Concordo completamente sul diritto che è del cinema così come della letteratura, di fatto la mia “critica” riguarda la sintassi del film, la sua struttura. Apprezzo molto Tarantino, l’ho studiato, se vuoi, per questione narratologiche mie proprie, ed il risultato (un po’ superficiale o comunque non esaustivo) è questo testo. Ce n’è un altro sul blog su Inglorious Basterds, dimmi che ne pensi se puoi.
Saluti
Ciao Alfahridi (cazzo, questa volta il tuo nome l’ho scritto correttamente).
Il film Inglorious Bastards non l’ho visto. Ormai è fuori sala, lo cercherò in dvd o altrove, poi ti scriverò cosa penso della tua recensione.
Lasciami cogliere un occasione che non ha nulla a che fare con il Quentin, ma che per me è importante: vi siete mai intrattenuti nel vostro blog su “Il gioco del mondo” di Julio Cortazàr?

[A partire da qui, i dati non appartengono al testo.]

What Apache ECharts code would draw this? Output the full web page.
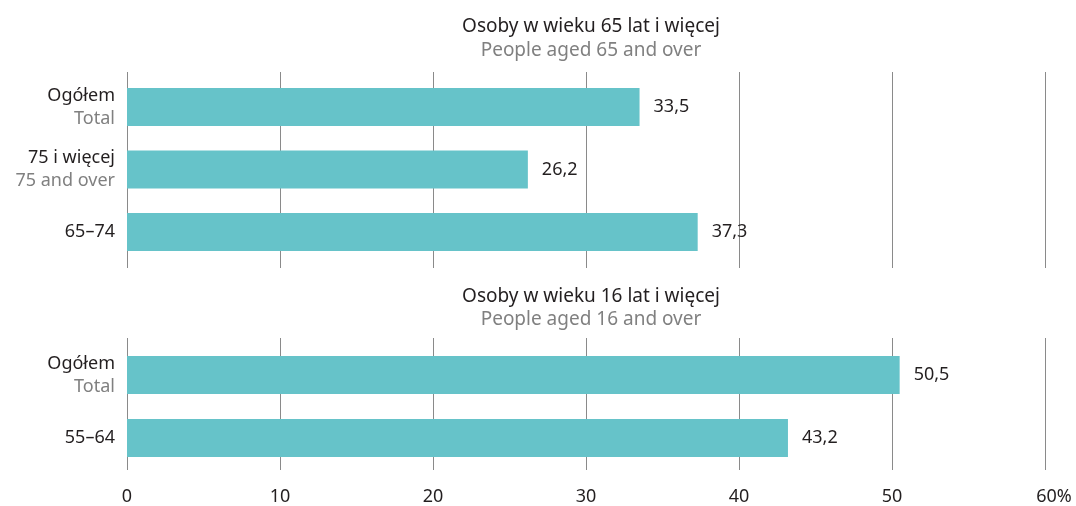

Io penso che quel romanzo non può non essere letto. “Chi non ha letto Cortàzar è perduto”, ha scritto Pablo Neruda.
Saluti.
Ciao Enrico – su Cortàzar concordo. Ci ingegneremo a includerlo. INtanto, di tradizione latino-americana e tra i maestri di Cortàzar stesso, avevo promesso Pedro Pàramo qui sul blog. Putroppo ho prestato il libro ad un’amica che ora si trova a centinaia di chilometri da me e per scriverne qualcosa ho bisogno delle note che a suo tempo ho preso (a penna, non a matita) sul libro stesso.
Riguardo al mio nome, cuidado: la sua arcaicità a volte causa uno spostamento dell’h davanti o dopo la vocale. Così, a seconda che lo trovi scritto in frammenti piuttosto medio-orientali o nord-africani, cambia.
è un nome pre-bembistico, legato a quella tradizione regionale non ancora intaccata dalla fissazione monolitica e petrarchesca della lingua – fissazione operata nel 500 principalmente da Pietro Bembo (ved “Le prose della volgar lingua”).
Saluti e grazie per le discussioni interessanti che ne vengono fuori. A presto.